# Might Guy vs Pain



## mylastduchess (Jul 27, 2015)

What if?

Scenario: Guy was in Jiraya's shoes and went of to fight Pain. Knowledge is the same
and starts the fight facing Konan

What happens


----------



## Bonly (Jul 27, 2015)

Gai dies but unlike Jiraiya, Gai can't get the same helpful info to Konoha before he dies though he could prolly take out a path or two though they would likely get revived so yeah


----------



## thechickensage (Jul 27, 2015)

Gai runs away.  Pain can't catch him, and retreat honors Youth.


----------



## StarWanderer (Jul 27, 2015)

Might Gai dies.


----------



## EmilyEvelan (Jul 27, 2015)

Guy fights the paths, beats a few of them and when they revive, he runs. Pain pulls him back but he breaks free because YOUTH.
Konoha ends with no intel and Pain defeats Naruto and fulfils their plan. The end.


----------



## RBL (Jul 27, 2015)

Gai destroys konan, then he uses the eight gates to destroy the six paths of pain, he pulverizes all of the bodies so they can't revive anymore


----------



## Uzzui (Jul 27, 2015)

Gai only being able to use taijutsu gives him a huge disadvantage in the battle since there will be 6 opponents and he can only fight close range 

Unless he uses 8th gate, he gets his ass kicked


----------



## Lord Kabuto Yakushi (Jul 27, 2015)

Only way I see him winning is if he uses all eight gates and he'd still end up dying...so I dunno...he probably wouldn't think he'd need the 8th gate and get careless and be killed.


----------



## Icegaze (Jul 27, 2015)

gai comically dies 

doesn't really say anything about his level though. some people fighting style are jutsu are more effective than his in this sort of situation 

orochimaru or tsunade would do better. kakashi war arc version should do better as well


----------



## LostSelf (Jul 27, 2015)

I don't think either of the three first paths can fight him like they fought Jiraiya.

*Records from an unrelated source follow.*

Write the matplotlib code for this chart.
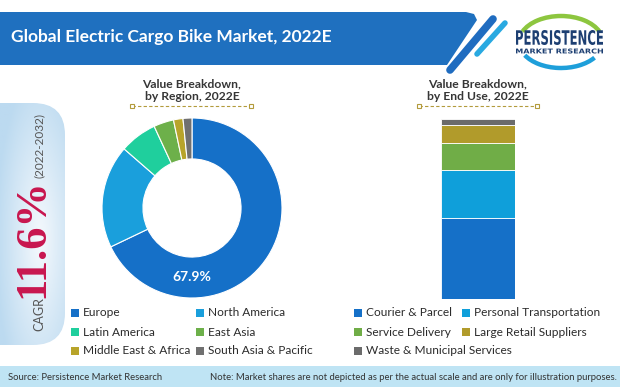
import numpy as np
import matplotlib.pyplot as plt
from matplotlib.patches import FancyBboxPatch, Rectangle, Polygon, Arc, PathPatch
from matplotlib.colors import LinearSegmentedColormap
from matplotlib.textpath import TextPath
from matplotlib.font_manager import FontProperties
from matplotlib.transforms import Affine2D

plt.rcParams['font.family'] = ['Lato', 'DejaVu Sans']

# data
regions = ['Europe', 'North America', 'Latin America', 'East Asia',
           'Middle East & Africa', 'South Asia & Pacific']
region_share = [67.9, 18.5, 6.7, 3.6, 1.7, 1.6]
region_colors = ['#1570c8', '#1a9fdc', '#1fcf9d', '#6db04a', '#b8a42a', '#707070']

end_uses = ['Courier & Parcel', 'Personal Transportation', 'Service Delivery',
            'Large Retail Suppliers', 'Waste & Municipal Services']
end_use_share = [45.0, 26.9, 14.8, 10.2, 3.1]
end_use_colors = ['#1570c8', '#0f9fda', '#70ad47', '#b19b2b', '#6b6b6b']

W, H = 620, 387
fig = plt.figure(figsize=(6.2, 3.87), dpi=100)
bg = fig.add_axes([0, 0, 1, 1])
bg.set_xlim(0, W)
bg.set_ylim(H, 0)
bg.axis('off')


def px_axes(x0, y0, x1, y1):
    return fig.add_axes([x0 / W, 1 - y1 / H, (x1 - x0) / W, (y1 - y0) / H])


def fit_text(s, x0, x1, y_top, y_base, color, weight='bold'):
    # squeeze a text into a box (for the condensed logo lettering)
    tp = TextPath((0, 0), s, size=10, prop=FontProperties(family='DejaVu Sans', weight=weight))
    ext = tp.get_extents()
    sx = (x1 - x0) / ext.width
    sy = (y_base - y_top) / ext.height
    tr = Affine2D().translate(-ext.x0, -ext.y0).scale(sx, -sy).translate(x0, y_base)
    bg.add_patch(PathPatch(tr.transform_path(tp), color=color, lw=0))


# header band + stripes
band = Polygon([(0, 12), (466, 12), (474, 14), (477, 20), (447, 65), (0, 65)],
               closed=True, color='#1f70bf', lw=0)
bg.add_patch(band)
bg.plot([493, 450], [19, 70], color='#1f6cc0', lw=5.5, solid_capstyle='round')
bg.plot([505, 477], [23, 54], color='#29a9e1', lw=4.0, solid_capstyle='round')
bg.text(11, 37, 'Global Electric Cargo Bike Market, 2022E', color='white',
        fontsize=12.5, fontweight='bold', va='center', ha='left')

# logo
bg.add_patch(Arc((561, 42), 84, 52, theta1=195, theta2=345, color='#8dc63f', lw=3.2))
bg.add_patch(Arc((561, 42), 84, 52, theta1=25, theta2=160, color='#1e9fda', lw=3.2))
fit_text('PERSISTENCE', 516, 603, 30, 45, '#1d3f72')
fit_text('MARKET RESEARCH', 516, 603, 48.5, 53.5, '#1d3f72')

# CAGR pill
pill = FancyBboxPatch((-40, 103), 105, 242, boxstyle='round,pad=0,rounding_size=32',
                      facecolor='none', edgecolor='none')
bg.add_patch(pill)
xx, yy = np.meshgrid(np.linspace(0, 65, 60), np.linspace(103, 345, 200))
d = np.sqrt(((xx - 40) / 45) ** 2 + ((yy - 240) / 170) ** 2)
cmap = LinearSegmentedColormap.from_list('pill', ['#f5f9fd', '#bcdaf0'])
im = bg.imshow(np.clip(d, 0, 1), extent=(0, 65, 345, 103), origin='upper',
               cmap=cmap, vmin=0, vmax=1, aspect='auto', zorder=1)
im.set_clip_path(pill)
bg.set_xlim(0, W)
bg.set_ylim(H, 0)
bg.text(43, 331, 'CAGR', rotation=90, rotation_mode='anchor', ha='left', va='baseline',
        color='#555555', fontsize=9, zorder=2)
bg.text(43, 298, '11.6%', rotation=90, rotation_mode='anchor', ha='left', va='baseline',
        color='#c8164f', fontsize=32, fontweight='bold', zorder=2,
        family=['Liberation Serif', 'DejaVu Serif'])
bg.text(43, 178, '(2022-2032)', rotation=90, rotation_mode='anchor', ha='left',
        va='baseline', color='#555555', fontsize=8.5, zorder=2)

# subtitles
for cx, x0, x1, sub in [(192, 132, 251, 'by Region, 2022E'), (478, 419, 537, 'by End Use, 2022E')]:
    bg.text(cx, 84, 'Value Breakdown,', ha='center', va='center', fontsize=8.7,
            fontweight='bold', color='#363636')
    bg.text(cx, 97, sub, ha='center', va='center', fontsize=8.7,
            fontweight='bold', color='#363636')
    bg.plot([x0, x1], [106, 106], color='#b39b3c', ls=(0, (3, 2)), lw=0.8)
    bg.plot([x0, x1], [106, 106], 's', ms=3, mfc='white', mec='#b39b3c', mew=0.8)

# donut
ax1 = px_axes(102, 118, 282, 298)
ax1.pie(region_share, colors=region_colors, startangle=90, counterclock=False,
        wedgeprops=dict(width=0.455, edgecolor='white', linewidth=0.8))
ax1.set_xlim(-1, 1)
ax1.set_ylim(-1, 1)
ax1.text(0, -0.77, '%.1f%%' % region_share[0], color='white', fontsize=10,
         fontweight='bold', ha='center', va='center')

# stacked bar
ax2 = px_axes(441, 119, 515, 299)
bottom = 0
for v, c in zip(end_use_share, end_use_colors):
    ax2.bar(0, v, bottom=bottom, width=1, color=c, edgecolor='white', linewidth=0.6)
    bottom += v
ax2.set_xlim(-0.5, 0.5)
ax2.set_ylim(0, sum(end_use_share))
ax2.axis('off')

# legends
rows = [313, 332, 351]
for labels, colors, cols in [(regions, region_colors, [71, 196]),
                             (end_uses, end_use_colors, [354, 462])]:
    for i, (lab, c) in enumerate(zip(labels, colors)):
        x = cols[i % 2]
        y = rows[i // 2]
        bg.add_patch(Rectangle((x, y - 4), 8, 8, color=c, lw=0))
        bg.text(x + 12, y, lab, ha='left', va='center', fontsize=8.6, color='#2b2b2b')

# footer
bg.add_patch(Rectangle((0, 366), W, 21, color='#bfe4f4', lw=0))
bg.text(8, 377, 'Source: Persistence Market Research', ha='left', va='center',
        fontsize=6.8, color='#333333')
bg.text(617, 377, 'Note: Market shares are not depicted as per the actual scale and are only for illustration purposes.',
        ha='right', va='center', fontsize=6.8, color='#333333')

fig.savefig('out.png', dpi=100)
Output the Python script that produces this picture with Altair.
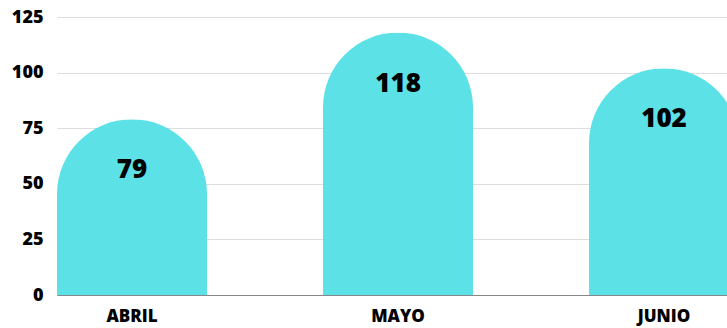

I mean, who knows if Shared Vision will allow them to react to Gai.

However, he will be in a big disadvantage when he needs to use Hirudora to kill the Chameleon, considering he has no way to find him.

He still dies, though, but puts up a fight considering that, even with no knowledge, he can overpower Preta-Animal and Human with pure speed.


----------



## Ryuzaki (Jul 27, 2015)

7th Gated Gai uses Hirodora and basically takes out all 3 Pain bodies at once, when they come back for an encore, he does the same. 7th Gate isn't necessary, he could keep them engaged with 6th Gate's Morning Peacock.


----------



## DeadManHand (Jul 27, 2015)

I think Hirudora probably handles this pretty capably.  If not, 8 Gates, which I guess ends in a double K.O.  At least Pain Rikudo would be out first.


----------



## Icegaze (Jul 28, 2015)

LostSelf said:


> I don't think either of the three first paths can fight him like they fought Jiraiya. I mean, who knows if Shared Vision will allow them to react to Gai.
> 
> However, he will be in a big disadvantage when he needs to use Hirudora to kill the Chameleon, considering he has no way to find him.
> 
> He still dies, though, but puts up a fight considering that, even with no knowledge, he can overpower Preta-Animal and Human with pure speed.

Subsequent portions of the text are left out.